La historia de España en el siglo XX es incomprensible sin lo que el Vaticano II desencadenó, liberó, posibilitó y exigió. De las cuatro transiciones que han engendrado la España actual (la económica 1959: planes de desarrollo; la religiosa 1962-1965: Vaticano II; la política 1978: Constitución; la moral-cultural: alternancia de los partidos en el gobierno de la nación), la religiosa fue la más radical y completiva, porque afectó a la raíz personal y moral de las conciencias, que es donde se religa o desliga todo. A una población de mayoría católica, determinada por una situación política de catolicismo nacional, le mostró las razones internas que hacían posible y necesario un cambio de actitudes morales,sociales y políticas. Y ello no para negar, sino para hacer más verdadera su fe católica.
La libertad religiosa no podía ser una isla en un océano sin las demás libertades; tras aquella tenían que venir todas estas. De ese espíritu del Concilio nació la necesidad de concordia, de reconciliación, de consenso y de paz en la justicia. Este es el quicio moral de la transición reconciliadora en una España democrática. Intentar olvidar, negar o trasmutar el sentido de esos hechos es invertir con violencia la historia vivida y sembrar las semillas de una nueva discordia incivil.

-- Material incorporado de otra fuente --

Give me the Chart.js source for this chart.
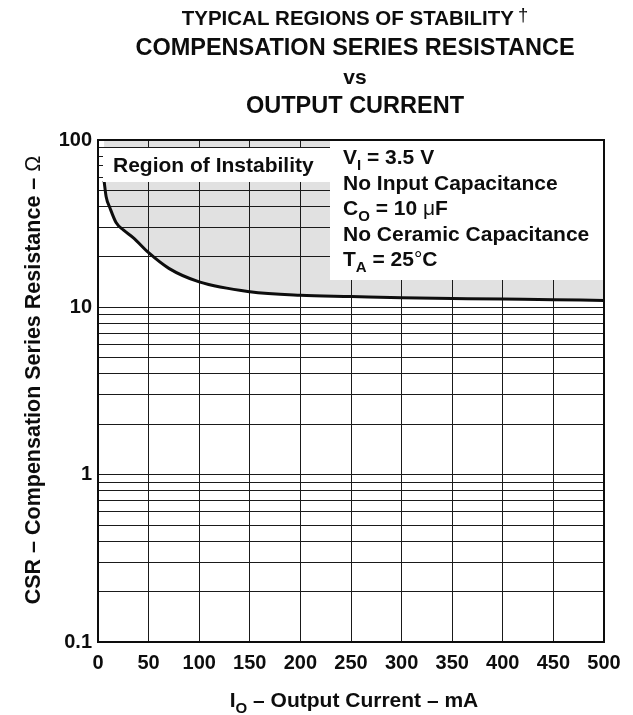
<!DOCTYPE html>
<html>
<head>
<meta charset="utf-8">
<title>CSR vs Output Current</title>
<script src="https://cdn.jsdelivr.net/npm/chart.js@4.4.0/dist/chart.umd.min.js"></script>
<style>
  html, body { margin: 0; padding: 0; background: #fff; }
</style>
</head>
<body>
<canvas id="csrChart" width="633" height="715"></canvas>
<script>
// =======================
// Data
// =======================
const currentMA = [6, 8, 12, 18, 25, 35, 50, 70, 100, 150, 200, 250, 300, 350, 400, 450, 500];
const csrOhm = [57, 46, 39, 32, 29, 26, 21.2, 17.1, 14.2, 12.4, 11.8, 11.6, 11.4, 11.3, 11.2, 11.1, 11.0];

// x ticks every 50 mA
const xTickStep = 50;

// log grid: 1..9 per decade, labels only on decades
const yGridValues = [
  0.1, 0.2, 0.3, 0.4, 0.5, 0.6, 0.7, 0.8, 0.9,
  1, 2, 3, 4, 5, 6, 7, 8, 9,
  10, 20, 30, 40, 50, 60, 70, 80, 90,
  100
];
const yLabels = [0.1, 1, 10, 100];

const FONT = '"Liberation Sans", Arial, Helvetica, sans-serif';
const INK = '#0d0d0d';

// =======================
// Rich text helper (subscripts, mixed weights)
// =======================
function drawRich(ctx, x, y, parts, size, align) {
  const pieces = parts.map(p => {
    const s = p.sub ? Math.round(size * 0.72) : (p.sup ? size * 0.9 : size);
    const w = p.weight || 'bold';
    ctx.font = `${w} ${s}px ${FONT}`;
    let dy = 0;
    if (p.sub) dy = size * 0.3;
    if (p.sup) dy = -size * 0.2;
    return { text: p.text, font: ctx.font, width: ctx.measureText(p.text).width, dy: dy };
  });
  const total = pieces.reduce((a, p) => a + p.width, 0);
  let cx = align === 'center' ? x - total / 2 : x;
  ctx.textAlign = 'left';
  ctx.textBaseline = 'alphabetic';
  pieces.forEach(p => {
    ctx.font = p.font;
    ctx.fillText(p.text, cx, y + p.dy);
    cx += p.width;
  });
}

// =======================
// Titles, labels and boxes
// =======================
const decorations = {
  id: 'decorations',
  afterDraw(chart) {
    const ctx = chart.ctx;
    const area = chart.chartArea;
    ctx.save();
    ctx.fillStyle = INK;

    // chart title
    drawRich(ctx, 355, 25, [{ text: 'TYPICAL REGIONS OF STABILITY\u2009' }, { text: '\u2020', sup: true, weight: 'normal' }], 20.5, 'center');
    drawRich(ctx, 355, 55, [{ text: 'COMPENSATION SERIES RESISTANCE' }], 23.5, 'center');
    drawRich(ctx, 355, 84, [{ text: 'vs' }], 21, 'center');
    drawRich(ctx, 355, 113, [{ text: 'OUTPUT CURRENT' }], 23.5, 'center');

    // x axis title
    drawRich(ctx, 354, 707, [
      { text: 'I' }, { text: 'O', sub: true }, { text: ' \u2013 Output Current \u2013 mA' }
    ], 21, 'center');

    // y axis title
    ctx.save();
    ctx.translate(40, 380);
    ctx.rotate(-Math.PI / 2);
    drawRich(ctx, 0, 0, [
      { text: 'CSR \u2013 Compensation Series Resistance \u2013 ' }, { text: '\u03A9', weight: 'normal' }
    ], 21.5, 'center');
    ctx.restore();

    // "Region of Instability" label
    ctx.fillStyle = '#fff';
    ctx.fillRect(103, 148, 228, 34);
    ctx.fillStyle = INK;
    drawRich(ctx, 113, 172, [{ text: 'Region of Instability' }], 21, 'left');

    // conditions box
    ctx.fillStyle = '#fff';
    ctx.fillRect(330, area.top, area.right - 330, 280 - area.top);
    ctx.fillStyle = INK;
    const tx = 343;
    drawRich(ctx, tx, 164, [{ text: 'V' }, { text: 'I', sub: true }, { text: ' = 3.5 V' }], 21, 'left');
    drawRich(ctx, tx, 189.5, [{ text: 'No Input Capacitance' }], 21, 'left');
    drawRich(ctx, tx, 215, [
      { text: 'C' }, { text: 'O', sub: true }, { text: ' = 10 ' }, { text: '\u03BC', weight: 'normal' }, { text: 'F' }
    ], 21, 'left');
    drawRich(ctx, tx, 240.5, [{ text: 'No Ceramic Capacitance' }], 21, 'left');
    drawRich(ctx, tx, 266, [
      { text: 'T' }, { text: 'A', sub: true }, { text: ' = 25' }, { text: '\u00B0', weight: 'normal' }, { text: 'C' }
    ], 21, 'left');

    // frame
    ctx.strokeStyle = INK;
    ctx.lineWidth = 2;
    ctx.strokeRect(area.left, area.top, area.right - area.left, area.bottom - area.top);
    ctx.restore();
  }
};

// =======================
// Chart
// =======================
const points = currentMA.map((x, i) => ({ x: x, y: csrOhm[i] }));

new Chart(document.getElementById('csrChart'), {
  type: 'line',
  data: {
    datasets: [{
      label: 'CSR boundary',
      data: points,
      borderColor: INK,
      borderWidth: 3,
      pointRadius: 0,
      cubicInterpolationMode: 'monotone',
      fill: 'end',
      backgroundColor: '#e1e1e1'
    }]
  },
  options: {
    responsive: false,
    animation: false,
    layout: { padding: { left: 58, right: 29, top: 140, bottom: 33 } },
    plugins: {
      legend: { display: false },
      tooltip: { enabled: false },
      filler: { drawTime: 'beforeDraw' }
    },
    scales: {
      x: {
        type: 'linear',
        min: 0,
        max: 500,
        afterFit: s => { s.height = 40; },
        grid: { color: '#1a1a1a', lineWidth: 1, drawTicks: false },
        border: { display: false },
        ticks: {
          stepSize: xTickStep,
          padding: 9,
          color: INK,
          font: { family: FONT, size: 20, weight: 'bold' }
        }
      },
      y: {
        type: 'logarithmic',
        min: 0.1,
        max: 100,
        afterFit: s => { s.width = 40; },
        afterBuildTicks: s => { s.ticks = yGridValues.map(v => ({ value: v })); },
        grid: { color: '#1a1a1a', lineWidth: 1, drawTicks: false },
        border: { display: false },
        ticks: {
          autoSkip: false,
          padding: 6,
          color: INK,
          font: { family: FONT, size: 20, weight: 'bold' },
          callback: v => (yLabels.includes(v) ? String(v) : '')
        }
      }
    }
  },
  plugins: [decorations]
});
</script>
</body>
</html>
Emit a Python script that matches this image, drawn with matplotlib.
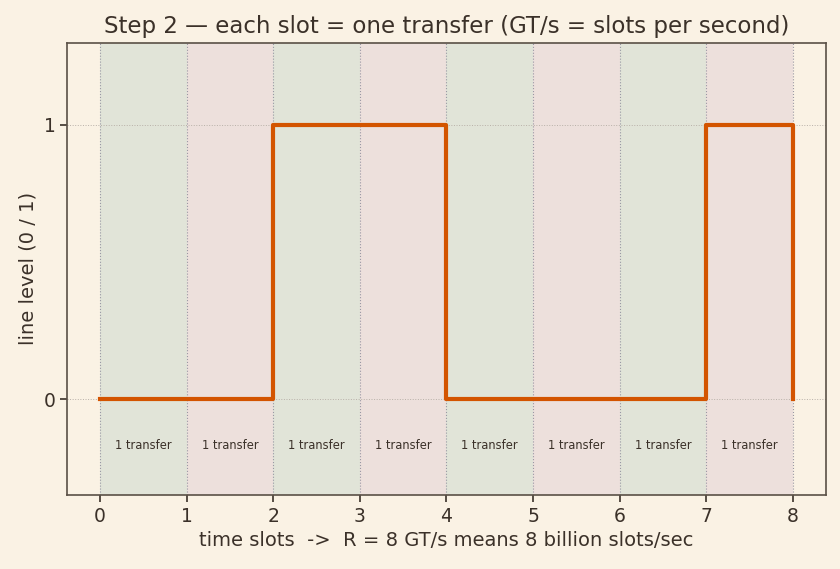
import numpy as np
import matplotlib.pyplot as plt

# bit sequence, one value per time slot
slots = [0, 1, 2, 3, 4, 5, 6, 7, 8]
bits = [0, 0, 1, 1, 0, 0, 0, 1, 0]
slot_labels = ['1 transfer'] * 8

bg = '#faf2e4'
ink = '#3b3129'

fig, ax = plt.subplots(figsize=(8.4, 5.69), dpi=100)
fig.patch.set_facecolor(bg)
ax.set_facecolor(bg)

for i in range(len(slot_labels)):
    col = '#e1e4d8' if i % 2 == 0 else '#ede0dc'
    ax.axvspan(slots[i], slots[i + 1], color=col, zorder=0, lw=0)
    ax.text(slots[i] + 0.5, -0.17, slot_labels[i], ha='center', va='center',
            fontsize=8.3, color=ink)

for x in slots:
    ax.axvline(x, color='#9a98a4', ls=':', lw=0.8, zorder=1)

ax.step(slots, bits, where='post', color='#d35400', lw=3, zorder=3)

ax.set_xlim(-0.38, 8.38)
ax.set_ylim(-0.35, 1.3)
ax.set_xticks(slots)
ax.set_yticks([0, 1])
ax.grid(axis='y', color='#b8b0a8', ls=':', lw=0.7)
ax.set_axisbelow(True)

for s in ax.spines.values():
    s.set_color('#5a5046')
    s.set_linewidth(1.2)
ax.tick_params(colors=ink, labelsize=13.5, length=5, width=1.2)

ax.set_title('Step 2 — each slot = one transfer (GT/s = slots per second)',
             fontsize=16.5, color=ink, pad=7)
ax.set_xlabel('time slots  ->  R = 8 GT/s means 8 billion slots/sec',
              fontsize=14, color=ink)
ax.set_ylabel('line level (0 / 1)', fontsize=14, color=ink)

plt.subplots_adjust(left=0.08, right=0.983, top=0.925, bottom=0.13)
fig.savefig('out.png', dpi=100, facecolor=bg)
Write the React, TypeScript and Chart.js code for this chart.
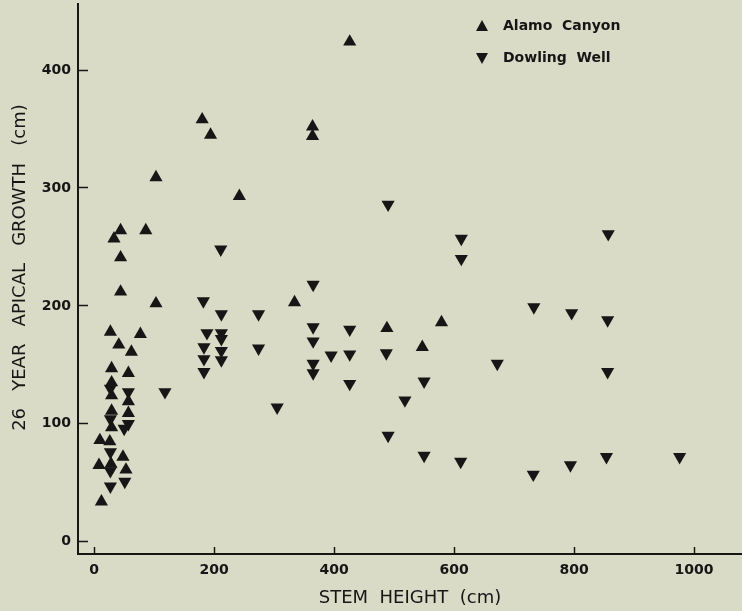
import React, { useEffect, useRef } from "react";
import { Chart, registerables } from "chart.js";

Chart.register(...registerables);

// Alamo Canyon (upward triangles)
const alamoX = [9.5, 8, 12, 27, 29, 29, 29, 29, 29, 26, 28, 44, 33, 44, 44, 41, 62, 77, 57, 57, 57, 48, 53, 86, 103, 103, 180, 194, 242, 334, 364, 364, 426, 488, 547, 579];
const alamoY = [86, 65, 34, 178, 147, 135, 124, 111, 97, 85, 66, 264, 257, 241, 212, 167, 161, 176, 143, 119, 109, 72, 61, 264, 309, 202, 358, 345, 293, 203, 352, 344, 424, 181, 165, 186];

// Dowling Well (downward triangles)
const dowlingX = [118, 182, 188, 183, 183, 183, 211, 212, 212, 212, 212, 212, 274, 274, 305, 365, 365, 365, 365, 365, 395, 426, 426, 426, 490, 487, 490, 518, 550, 550, 612, 612, 611, 672, 733, 732, 796, 794, 857, 856, 856, 854, 976, 57, 57, 50, 51, 27, 27, 27, 27, 27];
const dowlingY = [127, 204, 177, 165, 155, 144, 248, 193, 177, 172, 162, 154, 193, 164, 114, 218, 182, 170, 151, 143, 158, 180, 159, 134, 286, 160, 90, 120, 136, 73, 257, 240, 68, 151, 199, 57, 194, 65, 261, 188, 144, 72, 72, 127, 100, 96, 51, 130, 104, 76, 60, 47];

const seriesLabels = ["Alamo  Canyon", "Dowling  Well"];
const xTicks = [0, 200, 400, 600, 800, 1000];
const yTicks = [0, 100, 200, 300, 400];
const xTitle = "STEM  HEIGHT  (cm)";
const yTitle = "    26   YEAR   APICAL   GROWTH   (cm)";

const INK = "#161616";
const BG = "#d9dbc6";

const toPoints = (xs: number[], ys: number[]) => xs.map((x, i) => ({ x, y: ys[i] }));

const bgPlugin = {
  id: "bgFill",
  beforeDraw(chart: any) {
    const ctx = chart.ctx;
    ctx.save();
    ctx.fillStyle = BG;
    ctx.fillRect(0, 0, chart.width, chart.height);
    ctx.restore();
  },
};

const legendPlugin = {
  id: "cornerLegend",
  afterDatasetsDraw(chart: any) {
    const ctx = chart.ctx;
    ctx.save();
    chart.data.datasets.forEach((ds: any, i: number) => {
      const cy = 26 + i * 32;
      const cx = 482;
      ctx.fillStyle = INK;
      ctx.beginPath();
      if (i === 0) {
        ctx.moveTo(cx, cy - 6);
        ctx.lineTo(cx + 6, cy + 5);
        ctx.lineTo(cx - 6, cy + 5);
      } else {
        ctx.moveTo(cx, cy + 6);
        ctx.lineTo(cx + 6, cy - 5);
        ctx.lineTo(cx - 6, cy - 5);
      }
      ctx.closePath();
      ctx.fill();
      ctx.font = 'bold 14px "DejaVu Sans"';
      ctx.textBaseline = "middle";
      ctx.textAlign = "left";
      ctx.fillText(ds.label, 503, cy);
    });
    ctx.restore();
  },
};

export default function App() {
  const canvasRef = useRef<HTMLCanvasElement | null>(null);

  useEffect(() => {
    const canvas = canvasRef.current;
    if (!canvas) return;
    const tickFont = { family: "DejaVu Sans", weight: "bold" as const, size: 14 };
    const titleFont = { family: "DejaVu Sans", size: 18 };
    const chart = new Chart(canvas, {
      type: "scatter",
      data: {
        datasets: [
          {
            label: seriesLabels[0],
            data: toPoints(alamoX, alamoY),
            pointStyle: "triangle",
            pointRadius: 7.6,
            pointBorderWidth: 0,
            backgroundColor: INK,
            borderColor: INK,
          },
          {
            label: seriesLabels[1],
            data: toPoints(dowlingX, dowlingY),
            pointStyle: "triangle",
            rotation: 180,
            pointRadius: 7.6,
            pointBorderWidth: 0,
            backgroundColor: INK,
            borderColor: INK,
          },
        ],
      },
      options: {
        responsive: false,
        animation: false,
        devicePixelRatio: 1,
        layout: { autoPadding: false, padding: { top: 4, left: 0, right: 0, bottom: 0 } },
        plugins: {
          legend: { display: false },
          tooltip: { enabled: false },
        },
        scales: {
          x: {
            type: "linear",
            position: "bottom",
            min: -27,
            max: 1080,
            afterFit: (s: any) => {
              s.height = 57;
              s.paddingLeft = 0;
              s.paddingRight = 0;
            },
            afterBuildTicks: (s: any) => {
              s.ticks = xTicks.map((value) => ({ value }));
            },
            grid: {
              drawOnChartArea: false,
              drawTicks: true,
              tickLength: -7,
              tickWidth: 1.5,
              tickColor: INK,
            },
            border: { display: true, color: INK, width: 2 },
            ticks: {
              padding: 15,
              color: INK,
              font: tickFont,
              maxRotation: 0,
              autoSkip: false,
              callback: (v: any) => String(v),
            },
            title: {
              display: true,
              text: xTitle,
              color: INK,
              font: titleFont,
              padding: { top: 0, bottom: 2 },
            },
          },
          y: {
            type: "linear",
            min: -10.4,
            max: 456,
            afterFit: (s: any) => {
              s.width = 78;
              s.paddingTop = 0;
              s.paddingBottom = 0;
            },
            afterBuildTicks: (s: any) => {
              s.ticks = yTicks.map((value) => ({ value }));
            },
            grid: {
              drawOnChartArea: false,
              drawTicks: true,
              tickLength: -10,
              tickWidth: 1.5,
              tickColor: INK,
            },
            border: { display: true, color: INK, width: 2 },
            ticks: {
              padding: 17,
              color: INK,
              font: tickFont,
              autoSkip: false,
              callback: (v: any) => String(v),
            },
            title: {
              display: true,
              text: yTitle,
              color: INK,
              font: titleFont,
              padding: { top: 10, bottom: 0 },
            },
          },
        },
      },
      plugins: [bgPlugin, legendPlugin],
    });
    return () => chart.destroy();
  }, []);

  return (
    <div style={{ position: "fixed", left: 0, top: 0, width: 742, height: 611, background: BG }}>
      <canvas ref={canvasRef} width={742} height={611} style={{ display: "block" }} />
    </div>
  );
}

A los 40 años no se puede repetir sin más el Concilio, pero sí se debe revivir en la luz de las nuevas situaciones, problemas y esperanzas. Es la hora de pasar de una lectura situacional, política o eclesiástica a una lectura religiosa, teológica y eclesial; paso de una mera lectura del gesto y contexto conciliares al análisis objetivo de los textos; cambio de una lectura de sola información por una lectura de reflexión y conversión. Lectura con el mundo ante los ojos, pero no con el mundo como «anteojeras». Lectura con el Evangelio y la Ilustración como claves interpretativas. Lectura con atención a lo que el Espíritu Santo dice hoy a la Iglesia y a todo lo que la creatividad humana sigue suscitando.